> _DATASET CONTENT_

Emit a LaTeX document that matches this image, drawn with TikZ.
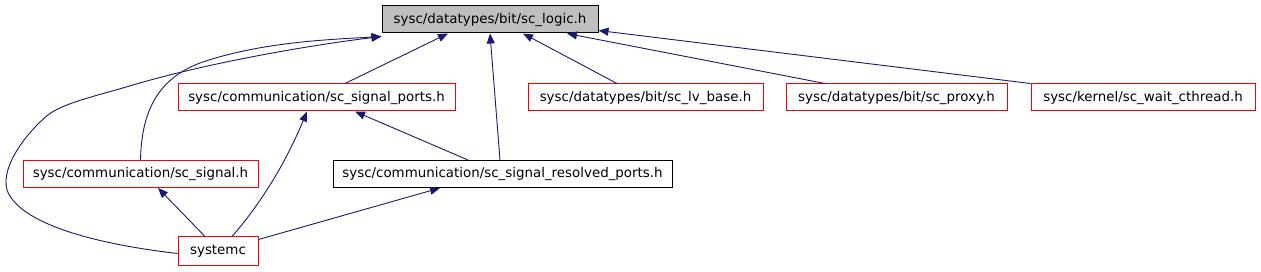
\documentclass[tikz,border=0pt]{standalone}
\usepackage{fontspec}
\setmainfont{DejaVu Sans}
\usetikzlibrary{arrows.meta}
\definecolor{edgeblue}{RGB}{25,25,112}
\definecolor{boxred}{RGB}{255,0,0}
\definecolor{boxgray}{RGB}{191,191,191}
\tikzset{
  x=1pt,y=-1pt,
  file/.style={draw=boxred,fill=white,line width=1pt,minimum height=27pt,inner sep=0pt,font=\fontsize{13.4}{15}\selectfont},
  plain/.style={file,draw=black},
  root/.style={file,draw=black,fill=boxgray},
  edge/.style={draw=edgeblue,line width=0.9pt,-{Triangle[length=10pt,width=8pt]}}
}
\begin{document}
\begin{tikzpicture}
\useasboundingbox (0,0) rectangle (1261,272);
\node[root,minimum width=216pt] (logic) at (490,19.5) {sysc/datatypes/bit/sc\_logic.h};
\node[file,minimum width=277pt] (ports) at (316.5,97.5) {sysc/communication/sc\_signal\_ports.h};
\node[file,minimum width=235pt] (lvbase) at (645.5,97.5) {sysc/datatypes/bit/sc\_lv\_base.h};
\node[file,minimum width=221pt] (proxy) at (896.5,97.5) {sysc/datatypes/bit/sc\_proxy.h};
\node[file,minimum width=224pt] (wait) at (1143,97.5) {sysc/kernel/sc\_wait\_cthread.h};
\node[file,minimum width=235pt] (signal) at (140.5,174) {sysc/communication/sc\_signal.h};
\node[plain,minimum width=339pt] (resolved) at (502.5,174) {sysc/communication/sc\_signal\_resolved\_ports.h};
\node[file,minimum width=80pt,minimum height=29pt] (systemc) at (218,251.5) {systemc};

\coordinate (j1) at (200,63);
\coordinate (l1) at (7,190);
\coordinate (l2) at (48,115);
\coordinate (l3) at (133,85);

\draw[edge] ([xshift=28.5pt]ports.north) -- ([xshift=-42pt]logic.south);
\draw[edge] ([xshift=-2.5pt]resolved.north) -- (logic.south);
\draw[edge] ([xshift=-28.5pt]lvbase.north) -- ([xshift=33pt]logic.south);
\draw[edge] ([xshift=-71.5pt]proxy.north) -- ([xshift=77pt]logic.south);
\draw[edge] (wait.north west) -- ([yshift=3pt]logic.south east);
\draw[edge] (signal.north) .. controls +(1,-45) and +(-45,17) .. (j1)
  .. controls +(60,-21) and +(-52,3) .. ([yshift=-3pt]logic.south west);
\draw[edge] ([yshift=-2pt]systemc.west) .. controls +(-78,-9) and +(13,35) .. (l1)
  .. controls +(-7,-25) and +(-18,14.4) .. (l2)
  .. controls +(15,-12) and +(-35,10.5) .. (l3)
  .. controls +(67,-20) and +(-82,10) .. ([yshift=-3pt]logic.south west);
\draw[edge] ([xshift=-13pt]systemc.north) -- ([xshift=17.5pt]signal.south);
\draw[edge] ([xshift=14pt]systemc.north) .. controls +(28,-32) and +(-22,53) .. ([xshift=-9.5pt]ports.south);
\draw[edge] ([yshift=-3pt]systemc.north east) -- ([xshift=-62.5pt]resolved.south);
\draw[edge] ([xshift=-34.5pt]resolved.north) -- ([xshift=38.5pt]ports.south);
\end{tikzpicture}
\end{document}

> _WHAT TO DO_
Give the data again exactly as written, with all pictures left out.

> _TASK RESULT_
Emit a LaTeX document that matches this image, drawn with TikZ.
\documentclass[tikz,border=0pt]{standalone}
\usepackage{fontspec}
\setmainfont{DejaVu Sans}
\usetikzlibrary{arrows.meta}
\definecolor{edgeblue}{RGB}{25,25,112}
\definecolor{boxred}{RGB}{255,0,0}
\definecolor{boxgray}{RGB}{191,191,191}
\tikzset{
  x=1pt,y=-1pt,
  file/.style={draw=boxred,fill=white,line width=1pt,minimum height=27pt,inner sep=0pt,font=\fontsize{13.4}{15}\selectfont},
  plain/.style={file,draw=black},
  root/.style={file,draw=black,fill=boxgray},
  edge/.style={draw=edgeblue,line width=0.9pt,-{Triangle[length=10pt,width=8pt]}}
}
\begin{document}
\begin{tikzpicture}
\useasboundingbox (0,0) rectangle (1261,272);
\node[root,minimum width=216pt] (logic) at (490,19.5) {sysc/datatypes/bit/sc\_logic.h};
\node[file,minimum width=277pt] (ports) at (316.5,97.5) {sysc/communication/sc\_signal\_ports.h};
\node[file,minimum width=235pt] (lvbase) at (645.5,97.5) {sysc/datatypes/bit/sc\_lv\_base.h};
\node[file,minimum width=221pt] (proxy) at (896.5,97.5) {sysc/datatypes/bit/sc\_proxy.h};
\node[file,minimum width=224pt] (wait) at (1143,97.5) {sysc/kernel/sc\_wait\_cthread.h};
\node[file,minimum width=235pt] (signal) at (140.5,174) {sysc/communication/sc\_signal.h};
\node[plain,minimum width=339pt] (resolved) at (502.5,174) {sysc/communication/sc\_signal\_resolved\_ports.h};
\node[file,minimum width=80pt,minimum height=29pt] (systemc) at (218,251.5) {systemc};

\coordinate (j1) at (200,63);
\coordinate (l1) at (7,190);
\coordinate (l2) at (48,115);
\coordinate (l3) at (133,85);

\draw[edge] ([xshift=28.5pt]ports.north) -- ([xshift=-42pt]logic.south);
\draw[edge] ([xshift=-2.5pt]resolved.north) -- (logic.south);
\draw[edge] ([xshift=-28.5pt]lvbase.north) -- ([xshift=33pt]logic.south);
\draw[edge] ([xshift=-71.5pt]proxy.north) -- ([xshift=77pt]logic.south);
\draw[edge] (wait.north west) -- ([yshift=3pt]logic.south east);
\draw[edge] (signal.north) .. controls +(1,-45) and +(-45,17) .. (j1)
  .. controls +(60,-21) and +(-52,3) .. ([yshift=-3pt]logic.south west);
\draw[edge] ([yshift=-2pt]systemc.west) .. controls +(-78,-9) and +(13,35) .. (l1)
  .. controls +(-7,-25) and +(-18,14.4) .. (l2)
  .. controls +(15,-12) and +(-35,10.5) .. (l3)
  .. controls +(67,-20) and +(-82,10) .. ([yshift=-3pt]logic.south west);
\draw[edge] ([xshift=-13pt]systemc.north) -- ([xshift=17.5pt]signal.south);
\draw[edge] ([xshift=14pt]systemc.north) .. controls +(28,-32) and +(-22,53) .. ([xshift=-9.5pt]ports.south);
\draw[edge] ([yshift=-3pt]systemc.north east) -- ([xshift=-62.5pt]resolved.south);
\draw[edge] ([xshift=-34.5pt]resolved.north) -- ([xshift=38.5pt]ports.south);
\end{tikzpicture}
\end{document}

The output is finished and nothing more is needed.